Mahkamah Konstitusi (MK) tengah menyidangkan uji formil Undang-Undang Nomor 3 Tahun 2025 tentang Perubahan atas UU Nomor 34 Tahun 2004 tentang TNI. Sidang tersebut menghadirkan sejumlah saksi ahli, salah satunya Mohammad Novrizal, Dosen Hukum Tata Negara Fakultas Hukum Universitas Indonesia. Novrizal memberikan kesaksian yang cukup mengejutkan terkait proses pengesahan UU tersebut.
Dalam kesaksiannya pada Selasa (1/7/2025), Novrizal mempertanyakan keabsahan mekanisme pembahasan Rancangan Undang-Undang (RUU) TNI Perubahan yang dilakukan DPR. Ia menilai proses tersebut tidak memenuhi ketentuan mekanisme *carry over* atau pengoperan pembahasan dari periode sebelumnya ke periode berikutnya.
RUU TNI Perubahan Tak Memenuhi Syarat *Carry Over*
Novrizal menyatakan bahwa RUU TNI Perubahan tidak memenuhi syarat *carry over* karena tidak ada dokumen tertulis yang mendukung klaim tersebut. Hal ini bertentangan dengan prosedur yang seharusnya dijalankan.
Pembentukan peraturan perundang-undangan melalui mekanisme *carry over* mengharuskan adanya Surat Keputusan (SK) DPR yang secara resmi mengakui pembahasan tersebut sebagai bagian dari mekanisme *carry over*. Namun, bukti tertulis tersebut tidak ditemukan.

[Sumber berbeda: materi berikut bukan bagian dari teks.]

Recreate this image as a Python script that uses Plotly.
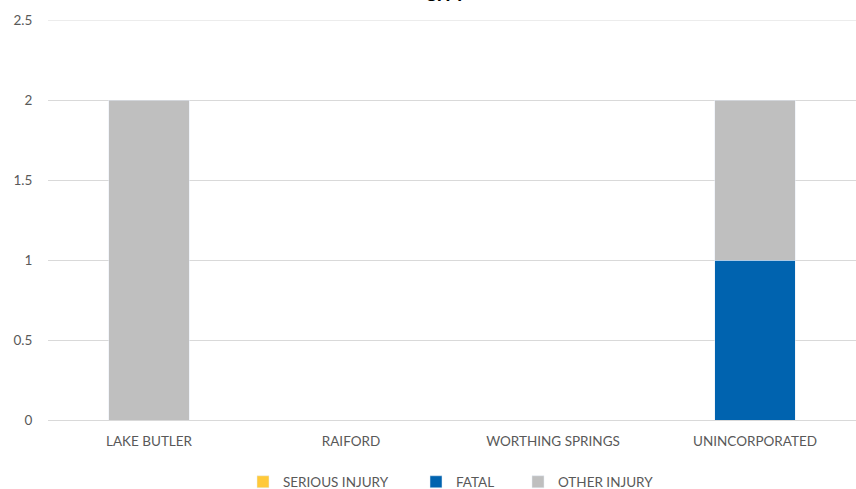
import plotly.graph_objects as go

categories = ["LAKE BUTLER", "RAIFORD", "WORTHING SPRINGS", "UNINCORPORATED"]
serious_injury = [0, 0, 0, 0]
fatal = [0, 0, 0, 1]
other_injury = [2, 0, 0, 1]

font_family = "Lato, 'Open Sans', sans-serif"
PL, PR = 48, 856
def px_to_paper(px):
    return (px - PL) / (PR - PL)

fig = go.Figure()
fig.add_trace(go.Bar(name="SERIOUS INJURY", x=categories, y=serious_injury, marker_color="#FFC939", legend="legend"))
fig.add_trace(go.Bar(name="FATAL", x=categories, y=fatal, marker_color="#0063AF", legend="legend2"))
fig.add_trace(go.Bar(name="OTHER INJURY", x=categories, y=other_injury, marker_color="#BFBFBF", legend="legend3"))

leg_common = dict(orientation="h", xanchor="left", y=-0.155, yanchor="middle",
                  font=dict(size=13.5, color="#595959"), itemwidth=30, bgcolor="rgba(0,0,0,0)")

fig.update_layout(
    barmode="stack",
    bargap=0.6,
    width=856, height=489,
    margin=dict(l=PL, r=0, t=20, b=69, autoexpand=False),
    plot_bgcolor="white", paper_bgcolor="white",
    font=dict(family=font_family, size=13.5, color="#595959"),
    showlegend=True,
    legend=dict(x=px_to_paper(243), **leg_common),
    legend2=dict(x=px_to_paper(416), **leg_common),
    legend3=dict(x=px_to_paper(518), **leg_common),
    xaxis=dict(showgrid=False, showline=False, ticks="outside", ticklen=9, tickcolor="white",
               tickfont=dict(size=13.5, color="#595959"), automargin=False),
    yaxis=dict(range=[0, 2.5], dtick=0.5, showgrid=True, gridcolor="#D9D9D9", gridwidth=1,
               zeroline=True, zerolinecolor="#D9D9D9", zerolinewidth=1,
               ticks="outside", ticklen=12, tickcolor="white", automargin=False,
               tickfont=dict(size=13.5, color="#595959")),
)
fig.add_shape(type="line", xref="paper", yref="y", x0=0, x1=1, y0=2.5, y1=2.5,
              line=dict(color="#D9D9D9", width=1), layer="below")
fig.add_annotation(text="<b>CITY</b>", xref="paper", yref="paper", x=px_to_paper(445.5), y=1.067,
                   showarrow=False, font=dict(size=19, color="#000000", family=font_family),
                   yanchor="middle")
fig.write_html("out.html", config={"displayModeBar": False},
               post_script="document.body.style.margin='0';document.body.style.overflow='hidden';")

Ketiadaan Dokumen Tertulis sebagai Bukti
Pasal 71A Undang-Undang Nomor 15 Tahun 2019 tentang Perubahan atas Undang-Undang Nomor 12 Tahun 2011 tentang Pembentukan Peraturan Perundang-Undangan (UU P3) mengatur pemindahan pembahasan RUU dari satu periode keanggotaan DPR ke periode berikutnya.
Meskipun DPR dalam sidang sebelumnya menyatakan penggunaan mekanisme *carry over*, Novrizal menegaskan hal tersebut tidak didukung bukti konkret. Tidak ada dokumen tertulis yang menunjukkan keputusan untuk melanjutkan RUU Perubahan UU TNI dengan mekanisme *carry over*.
Lebih lanjut, ia menambahkan bahwa bahkan tidak ada pembaruan SK DPR yang menjelaskan penggunaan mekanisme *carry over* dalam pembahasan RUU tersebut.
Syarat *Carry Over* yang Tak Terpenuhi
Pasal 71A UU P3 juga menetapkan syarat lain selain kesepakatan politik antara DPR dan Pemerintah untuk menggunakan mekanisme *carry over*. Salah satunya adalah RUU harus telah memasuki tahap pembahasan Daftar Inventarisasi Masalah (DIM) pada periode keanggotaan DPR sebelumnya.
Setelah meneliti dokumen DPR periode sebelumnya, Novrizal menemukan bahwa RUU TNI Perubahan belum memasuki tahap pembahasan DIM. Artinya, syarat penting untuk *carry over* ini tidak terpenuhi.
Kesimpulannya, menurut Novrizal, RUU TNI Perubahan tidak memenuhi kualifikasi syarat untuk menggunakan mekanisme *carry over* karena belum memasuki pembahasan DIM pada periode DPR sebelumnya.
Kondisi ini, menurut Novrizal, membuat pengesahan UU TNI pada 26 Maret 2025 patut dipertanyakan prosedurnya.
Kesaksian Novrizal di MK ini menjadi sorotan penting. Ketiadaan dokumen tertulis yang membuktikan penggunaan mekanisme *carry over*, serta belum masuknya pembahasan DIM pada periode sebelumnya, menimbulkan keraguan terhadap legalitas proses pengesahan UU TNI. Hal ini tentu memerlukan kajian lebih lanjut untuk memastikan kepatuhan terhadap aturan perundang-undangan yang berlaku.
Pernyataan Novrizal ini tentunya akan menjadi pertimbangan penting bagi Mahkamah Konstitusi dalam mengambil keputusan terkait uji formil UU TNI tersebut. Publik pun menantikan putusan MK untuk memastikan kepastian hukum dalam proses pembentukan undang-undang di Indonesia.